[To be done]: Copy out each line exactly as it appears.

[Source excerpt]:
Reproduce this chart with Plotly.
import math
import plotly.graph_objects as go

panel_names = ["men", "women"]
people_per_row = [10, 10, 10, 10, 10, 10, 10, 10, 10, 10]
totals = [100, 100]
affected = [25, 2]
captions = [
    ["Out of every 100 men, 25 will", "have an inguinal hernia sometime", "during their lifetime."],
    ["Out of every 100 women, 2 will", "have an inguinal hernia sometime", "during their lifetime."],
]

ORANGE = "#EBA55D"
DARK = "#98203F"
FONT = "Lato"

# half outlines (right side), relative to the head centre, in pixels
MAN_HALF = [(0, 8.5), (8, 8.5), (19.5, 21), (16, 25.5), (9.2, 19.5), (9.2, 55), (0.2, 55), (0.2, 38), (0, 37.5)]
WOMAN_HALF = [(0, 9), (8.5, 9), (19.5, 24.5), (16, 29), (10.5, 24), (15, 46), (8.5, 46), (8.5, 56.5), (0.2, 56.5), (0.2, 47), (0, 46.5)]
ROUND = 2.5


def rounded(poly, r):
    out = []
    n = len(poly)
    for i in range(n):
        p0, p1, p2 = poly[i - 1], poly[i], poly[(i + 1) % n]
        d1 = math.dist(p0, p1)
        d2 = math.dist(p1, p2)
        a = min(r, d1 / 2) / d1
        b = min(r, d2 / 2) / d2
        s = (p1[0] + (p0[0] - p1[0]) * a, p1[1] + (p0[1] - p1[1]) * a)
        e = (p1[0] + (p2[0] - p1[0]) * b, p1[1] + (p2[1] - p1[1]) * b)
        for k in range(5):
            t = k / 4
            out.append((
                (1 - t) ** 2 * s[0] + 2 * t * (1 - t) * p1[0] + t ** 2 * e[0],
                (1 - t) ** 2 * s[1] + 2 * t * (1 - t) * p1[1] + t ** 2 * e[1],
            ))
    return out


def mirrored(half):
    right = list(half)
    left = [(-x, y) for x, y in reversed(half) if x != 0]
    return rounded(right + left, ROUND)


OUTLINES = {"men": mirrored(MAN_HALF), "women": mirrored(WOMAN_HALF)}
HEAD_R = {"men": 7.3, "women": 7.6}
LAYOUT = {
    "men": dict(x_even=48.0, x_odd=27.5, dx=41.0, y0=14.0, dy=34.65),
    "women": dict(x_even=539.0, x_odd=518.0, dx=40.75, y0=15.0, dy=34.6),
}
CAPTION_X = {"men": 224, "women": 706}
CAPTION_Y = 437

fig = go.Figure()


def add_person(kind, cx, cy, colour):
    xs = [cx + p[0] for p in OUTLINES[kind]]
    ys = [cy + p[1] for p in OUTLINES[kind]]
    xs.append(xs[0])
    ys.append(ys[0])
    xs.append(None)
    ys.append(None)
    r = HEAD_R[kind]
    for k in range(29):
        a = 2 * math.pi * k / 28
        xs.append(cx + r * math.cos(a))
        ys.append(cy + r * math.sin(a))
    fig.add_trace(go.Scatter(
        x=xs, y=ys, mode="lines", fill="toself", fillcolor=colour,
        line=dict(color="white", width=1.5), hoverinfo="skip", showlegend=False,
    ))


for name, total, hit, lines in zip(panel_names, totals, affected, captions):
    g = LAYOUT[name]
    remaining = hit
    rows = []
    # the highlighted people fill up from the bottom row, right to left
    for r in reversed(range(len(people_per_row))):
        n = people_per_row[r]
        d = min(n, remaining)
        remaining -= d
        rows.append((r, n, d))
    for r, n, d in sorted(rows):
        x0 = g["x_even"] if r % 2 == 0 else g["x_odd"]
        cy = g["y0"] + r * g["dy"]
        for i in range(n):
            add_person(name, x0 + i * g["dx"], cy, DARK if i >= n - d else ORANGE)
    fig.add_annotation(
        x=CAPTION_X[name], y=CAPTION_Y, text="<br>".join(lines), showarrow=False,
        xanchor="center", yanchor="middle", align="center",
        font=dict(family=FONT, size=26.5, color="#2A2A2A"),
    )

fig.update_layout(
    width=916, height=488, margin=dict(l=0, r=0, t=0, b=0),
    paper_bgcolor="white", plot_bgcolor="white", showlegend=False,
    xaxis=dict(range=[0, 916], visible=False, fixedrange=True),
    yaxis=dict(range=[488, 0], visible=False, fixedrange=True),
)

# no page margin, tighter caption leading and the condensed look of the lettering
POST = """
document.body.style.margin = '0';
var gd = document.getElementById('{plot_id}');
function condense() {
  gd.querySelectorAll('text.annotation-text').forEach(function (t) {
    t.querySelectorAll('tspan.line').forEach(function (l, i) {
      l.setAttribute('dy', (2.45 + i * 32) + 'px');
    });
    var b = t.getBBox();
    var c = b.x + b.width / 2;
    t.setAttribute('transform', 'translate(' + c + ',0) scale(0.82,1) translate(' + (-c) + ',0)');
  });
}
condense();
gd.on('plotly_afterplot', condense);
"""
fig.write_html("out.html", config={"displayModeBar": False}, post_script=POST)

[Result for this task]:
Reproduce this chart with Plotly.
import math
import plotly.graph_objects as go

panel_names = ["men", "women"]
people_per_row = [10, 10, 10, 10, 10, 10, 10, 10, 10, 10]
totals = [100, 100]
affected = [25, 2]
captions = [
    ["Out of every 100 men, 25 will", "have an inguinal hernia sometime", "during their lifetime."],
    ["Out of every 100 women, 2 will", "have an inguinal hernia sometime", "during their lifetime."],
]

ORANGE = "#EBA55D"
DARK = "#98203F"
FONT = "Lato"

# half outlines (right side), relative to the head centre, in pixels
MAN_HALF = [(0, 8.5), (8, 8.5), (19.5, 21), (16, 25.5), (9.2, 19.5), (9.2, 55), (0.2, 55), (0.2, 38), (0, 37.5)]
WOMAN_HALF = [(0, 9), (8.5, 9), (19.5, 24.5), (16, 29), (10.5, 24), (15, 46), (8.5, 46), (8.5, 56.5), (0.2, 56.5), (0.2, 47), (0, 46.5)]
ROUND = 2.5


def rounded(poly, r):
    out = []
    n = len(poly)
    for i in range(n):
        p0, p1, p2 = poly[i - 1], poly[i], poly[(i + 1) % n]
        d1 = math.dist(p0, p1)
        d2 = math.dist(p1, p2)
        a = min(r, d1 / 2) / d1
        b = min(r, d2 / 2) / d2
        s = (p1[0] + (p0[0] - p1[0]) * a, p1[1] + (p0[1] - p1[1]) * a)
        e = (p1[0] + (p2[0] - p1[0]) * b, p1[1] + (p2[1] - p1[1]) * b)
        for k in range(5):
            t = k / 4
            out.append((
                (1 - t) ** 2 * s[0] + 2 * t * (1 - t) * p1[0] + t ** 2 * e[0],
                (1 - t) ** 2 * s[1] + 2 * t * (1 - t) * p1[1] + t ** 2 * e[1],
            ))
    return out


def mirrored(half):
    right = list(half)
    left = [(-x, y) for x, y in reversed(half) if x != 0]
    return rounded(right + left, ROUND)


OUTLINES = {"men": mirrored(MAN_HALF), "women": mirrored(WOMAN_HALF)}
HEAD_R = {"men": 7.3, "women": 7.6}
LAYOUT = {
    "men": dict(x_even=48.0, x_odd=27.5, dx=41.0, y0=14.0, dy=34.65),
    "women": dict(x_even=539.0, x_odd=518.0, dx=40.75, y0=15.0, dy=34.6),
}
CAPTION_X = {"men": 224, "women": 706}
CAPTION_Y = 437

fig = go.Figure()


def add_person(kind, cx, cy, colour):
    xs = [cx + p[0] for p in OUTLINES[kind]]
    ys = [cy + p[1] for p in OUTLINES[kind]]
    xs.append(xs[0])
    ys.append(ys[0])
    xs.append(None)
    ys.append(None)
    r = HEAD_R[kind]
    for k in range(29):
        a = 2 * math.pi * k / 28
        xs.append(cx + r * math.cos(a))
        ys.append(cy + r * math.sin(a))
    fig.add_trace(go.Scatter(
        x=xs, y=ys, mode="lines", fill="toself", fillcolor=colour,
        line=dict(color="white", width=1.5), hoverinfo="skip", showlegend=False,
    ))


for name, total, hit, lines in zip(panel_names, totals, affected, captions):
    g = LAYOUT[name]
    remaining = hit
    rows = []
    # the highlighted people fill up from the bottom row, right to left
    for r in reversed(range(len(people_per_row))):
        n = people_per_row[r]
        d = min(n, remaining)
        remaining -= d
        rows.append((r, n, d))
    for r, n, d in sorted(rows):
        x0 = g["x_even"] if r % 2 == 0 else g["x_odd"]
        cy = g["y0"] + r * g["dy"]
        for i in range(n):
            add_person(name, x0 + i * g["dx"], cy, DARK if i >= n - d else ORANGE)
    fig.add_annotation(
        x=CAPTION_X[name], y=CAPTION_Y, text="<br>".join(lines), showarrow=False,
        xanchor="center", yanchor="middle", align="center",
        font=dict(family=FONT, size=26.5, color="#2A2A2A"),
    )

fig.update_layout(
    width=916, height=488, margin=dict(l=0, r=0, t=0, b=0),
    paper_bgcolor="white", plot_bgcolor="white", showlegend=False,
    xaxis=dict(range=[0, 916], visible=False, fixedrange=True),
    yaxis=dict(range=[488, 0], visible=False, fixedrange=True),
)

# no page margin, tighter caption leading and the condensed look of the lettering
POST = """
document.body.style.margin = '0';
var gd = document.getElementById('{plot_id}');
function condense() {
  gd.querySelectorAll('text.annotation-text').forEach(function (t) {
    t.querySelectorAll('tspan.line').forEach(function (l, i) {
      l.setAttribute('dy', (2.45 + i * 32) + 'px');
    });
    var b = t.getBBox();
    var c = b.x + b.width / 2;
    t.setAttribute('transform', 'translate(' + c + ',0) scale(0.82,1) translate(' + (-c) + ',0)');
  });
}
condense();
gd.on('plotly_afterplot', condense);
"""
fig.write_html("out.html", config={"displayModeBar": False}, post_script=POST)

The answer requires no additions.